> _What this task involves_: Examine the entries and show every line in which the word "with" is found.

> _Data provided_:

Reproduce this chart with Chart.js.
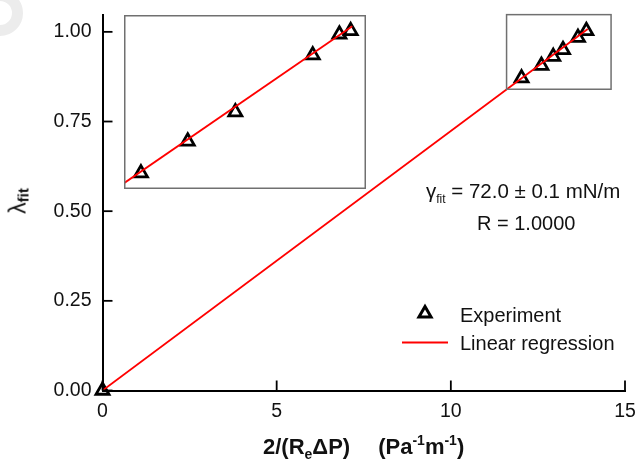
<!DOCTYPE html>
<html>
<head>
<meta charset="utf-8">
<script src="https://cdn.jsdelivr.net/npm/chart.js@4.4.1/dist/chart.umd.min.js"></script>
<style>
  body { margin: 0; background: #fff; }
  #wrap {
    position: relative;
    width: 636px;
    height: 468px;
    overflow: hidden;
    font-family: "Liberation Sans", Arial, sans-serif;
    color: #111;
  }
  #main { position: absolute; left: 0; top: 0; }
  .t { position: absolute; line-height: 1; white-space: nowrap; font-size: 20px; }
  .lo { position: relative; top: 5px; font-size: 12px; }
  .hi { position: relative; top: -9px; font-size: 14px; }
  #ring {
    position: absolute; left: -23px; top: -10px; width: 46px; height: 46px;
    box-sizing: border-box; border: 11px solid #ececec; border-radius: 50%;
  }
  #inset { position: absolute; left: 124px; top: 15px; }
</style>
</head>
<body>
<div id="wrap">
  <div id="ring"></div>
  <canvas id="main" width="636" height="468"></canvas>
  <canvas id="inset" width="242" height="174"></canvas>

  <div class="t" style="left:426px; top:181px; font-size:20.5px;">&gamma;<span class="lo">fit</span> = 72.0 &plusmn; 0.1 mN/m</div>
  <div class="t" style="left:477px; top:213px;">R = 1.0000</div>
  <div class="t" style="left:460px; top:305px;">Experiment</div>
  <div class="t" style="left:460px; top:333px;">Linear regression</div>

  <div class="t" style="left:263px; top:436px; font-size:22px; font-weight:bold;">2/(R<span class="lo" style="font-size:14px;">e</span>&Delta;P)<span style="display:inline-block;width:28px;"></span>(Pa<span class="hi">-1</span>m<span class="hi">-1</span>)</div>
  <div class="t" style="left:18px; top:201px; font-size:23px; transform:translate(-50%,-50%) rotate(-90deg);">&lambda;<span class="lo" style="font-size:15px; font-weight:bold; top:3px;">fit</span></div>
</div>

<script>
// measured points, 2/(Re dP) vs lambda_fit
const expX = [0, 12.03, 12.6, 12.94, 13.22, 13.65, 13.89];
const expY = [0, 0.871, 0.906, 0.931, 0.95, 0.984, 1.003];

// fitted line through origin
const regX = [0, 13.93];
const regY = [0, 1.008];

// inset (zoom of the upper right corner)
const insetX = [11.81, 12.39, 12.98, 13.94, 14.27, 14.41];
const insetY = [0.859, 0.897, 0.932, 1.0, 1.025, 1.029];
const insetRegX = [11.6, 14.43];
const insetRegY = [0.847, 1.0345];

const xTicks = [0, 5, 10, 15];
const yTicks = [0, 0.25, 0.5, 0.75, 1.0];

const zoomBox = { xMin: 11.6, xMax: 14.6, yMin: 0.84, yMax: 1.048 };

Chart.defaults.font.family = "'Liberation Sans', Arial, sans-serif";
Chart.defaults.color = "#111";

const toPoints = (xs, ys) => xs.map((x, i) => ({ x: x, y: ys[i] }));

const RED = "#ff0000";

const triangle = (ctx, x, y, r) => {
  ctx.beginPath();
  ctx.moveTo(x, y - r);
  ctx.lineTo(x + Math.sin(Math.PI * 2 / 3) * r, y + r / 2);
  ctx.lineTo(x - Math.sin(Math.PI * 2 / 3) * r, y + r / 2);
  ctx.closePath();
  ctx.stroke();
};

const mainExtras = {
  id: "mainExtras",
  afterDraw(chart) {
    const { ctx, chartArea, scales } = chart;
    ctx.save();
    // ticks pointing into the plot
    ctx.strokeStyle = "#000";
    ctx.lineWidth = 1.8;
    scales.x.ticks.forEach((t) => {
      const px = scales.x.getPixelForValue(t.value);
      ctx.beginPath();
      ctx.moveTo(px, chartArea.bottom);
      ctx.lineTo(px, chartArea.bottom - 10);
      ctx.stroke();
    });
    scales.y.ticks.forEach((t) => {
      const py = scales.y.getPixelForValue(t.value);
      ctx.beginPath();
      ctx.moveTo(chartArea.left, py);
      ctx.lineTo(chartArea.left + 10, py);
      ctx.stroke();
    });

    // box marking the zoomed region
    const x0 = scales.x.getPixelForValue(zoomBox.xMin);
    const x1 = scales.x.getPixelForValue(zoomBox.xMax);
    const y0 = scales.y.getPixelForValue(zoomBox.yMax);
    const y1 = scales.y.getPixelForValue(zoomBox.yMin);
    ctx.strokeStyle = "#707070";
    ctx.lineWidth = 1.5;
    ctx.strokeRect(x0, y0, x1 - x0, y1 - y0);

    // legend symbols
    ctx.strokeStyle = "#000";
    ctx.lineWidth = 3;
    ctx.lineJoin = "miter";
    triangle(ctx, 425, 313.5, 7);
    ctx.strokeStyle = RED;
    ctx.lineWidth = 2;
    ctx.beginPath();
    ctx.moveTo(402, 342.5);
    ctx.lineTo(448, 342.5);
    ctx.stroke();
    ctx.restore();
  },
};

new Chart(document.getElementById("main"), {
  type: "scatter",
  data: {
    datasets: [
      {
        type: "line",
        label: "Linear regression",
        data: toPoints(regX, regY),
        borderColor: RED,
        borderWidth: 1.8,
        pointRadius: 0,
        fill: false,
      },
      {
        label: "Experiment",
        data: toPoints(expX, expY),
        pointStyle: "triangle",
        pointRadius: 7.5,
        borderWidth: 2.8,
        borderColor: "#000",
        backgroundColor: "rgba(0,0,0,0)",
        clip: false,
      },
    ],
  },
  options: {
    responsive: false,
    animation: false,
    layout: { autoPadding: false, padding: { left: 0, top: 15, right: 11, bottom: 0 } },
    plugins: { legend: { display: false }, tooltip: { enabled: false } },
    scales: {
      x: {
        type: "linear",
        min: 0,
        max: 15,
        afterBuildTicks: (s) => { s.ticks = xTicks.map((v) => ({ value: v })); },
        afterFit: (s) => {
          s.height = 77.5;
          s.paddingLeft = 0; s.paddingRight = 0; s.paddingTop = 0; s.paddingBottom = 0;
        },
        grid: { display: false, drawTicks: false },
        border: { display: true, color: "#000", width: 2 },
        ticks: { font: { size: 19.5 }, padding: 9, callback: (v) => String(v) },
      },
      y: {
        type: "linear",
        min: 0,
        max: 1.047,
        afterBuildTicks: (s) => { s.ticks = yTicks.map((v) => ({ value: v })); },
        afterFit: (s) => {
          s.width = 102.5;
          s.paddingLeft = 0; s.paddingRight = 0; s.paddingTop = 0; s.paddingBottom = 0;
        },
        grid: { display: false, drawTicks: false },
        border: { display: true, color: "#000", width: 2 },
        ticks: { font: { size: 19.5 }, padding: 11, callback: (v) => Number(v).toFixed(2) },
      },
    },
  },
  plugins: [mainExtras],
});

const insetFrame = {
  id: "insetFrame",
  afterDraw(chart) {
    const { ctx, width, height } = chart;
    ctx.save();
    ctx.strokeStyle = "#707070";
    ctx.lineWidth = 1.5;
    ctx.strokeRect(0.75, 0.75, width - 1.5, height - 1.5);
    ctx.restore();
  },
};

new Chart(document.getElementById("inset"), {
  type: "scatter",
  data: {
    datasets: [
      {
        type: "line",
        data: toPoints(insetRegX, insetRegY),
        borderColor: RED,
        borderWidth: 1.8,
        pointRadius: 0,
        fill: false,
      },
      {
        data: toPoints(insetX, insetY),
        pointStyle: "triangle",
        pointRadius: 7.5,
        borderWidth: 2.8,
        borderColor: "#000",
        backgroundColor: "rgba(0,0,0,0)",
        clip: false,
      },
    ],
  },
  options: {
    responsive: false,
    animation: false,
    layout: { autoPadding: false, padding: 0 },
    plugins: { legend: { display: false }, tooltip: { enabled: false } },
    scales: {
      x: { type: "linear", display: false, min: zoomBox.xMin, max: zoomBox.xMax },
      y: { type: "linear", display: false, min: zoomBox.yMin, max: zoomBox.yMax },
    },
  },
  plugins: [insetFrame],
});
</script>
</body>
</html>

---

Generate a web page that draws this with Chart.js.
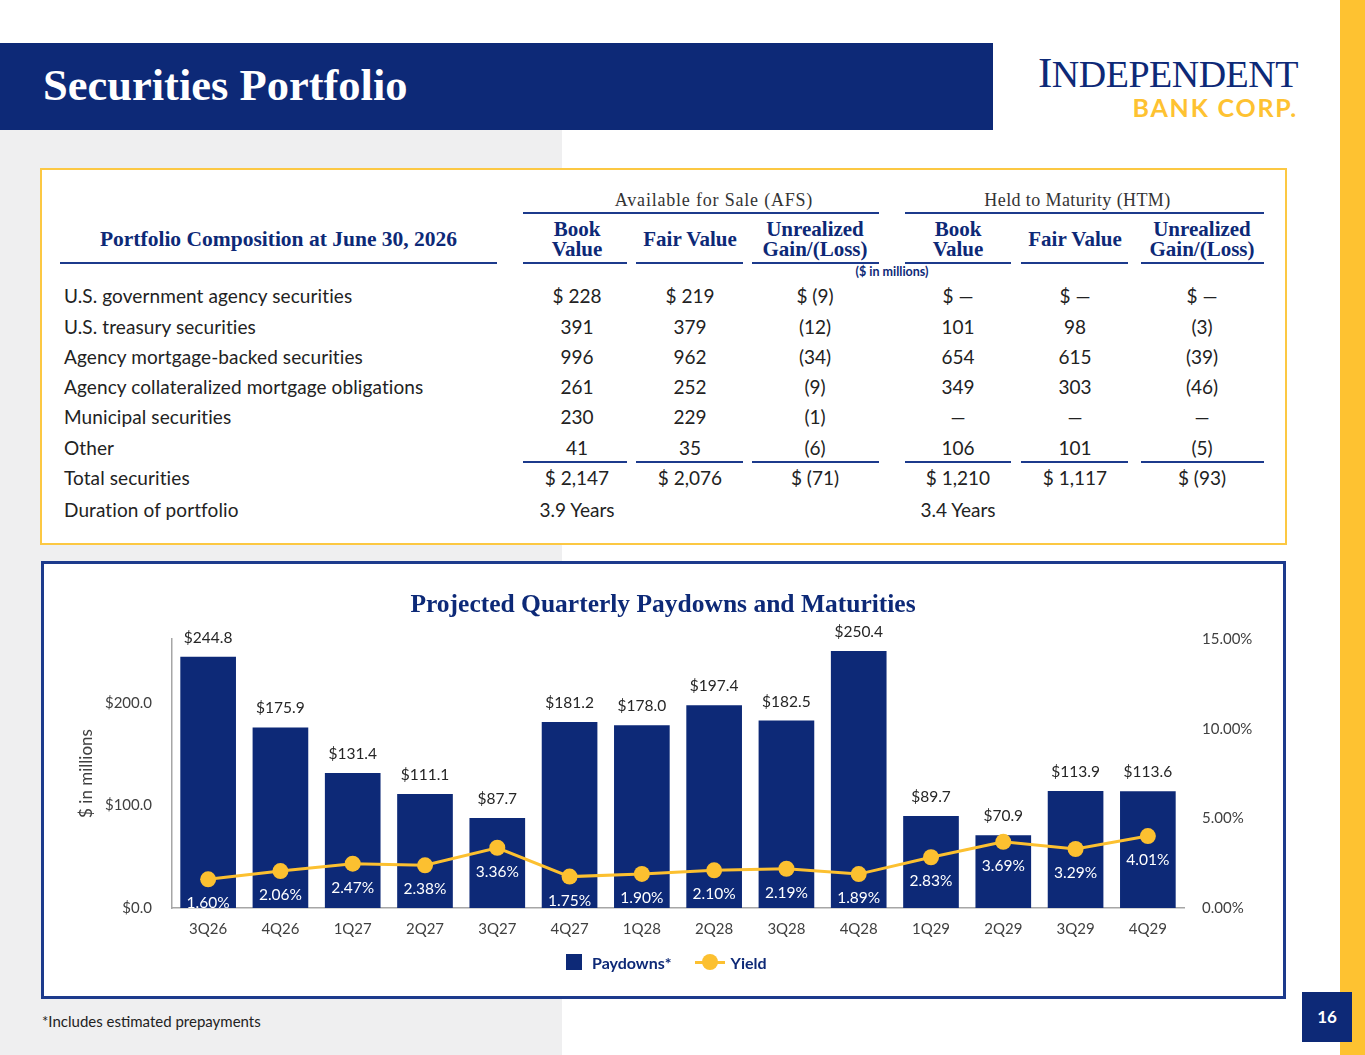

> _Final answer_:
Reproduce this chart with Chart.js.
Generate a web page that draws this with Chart.js.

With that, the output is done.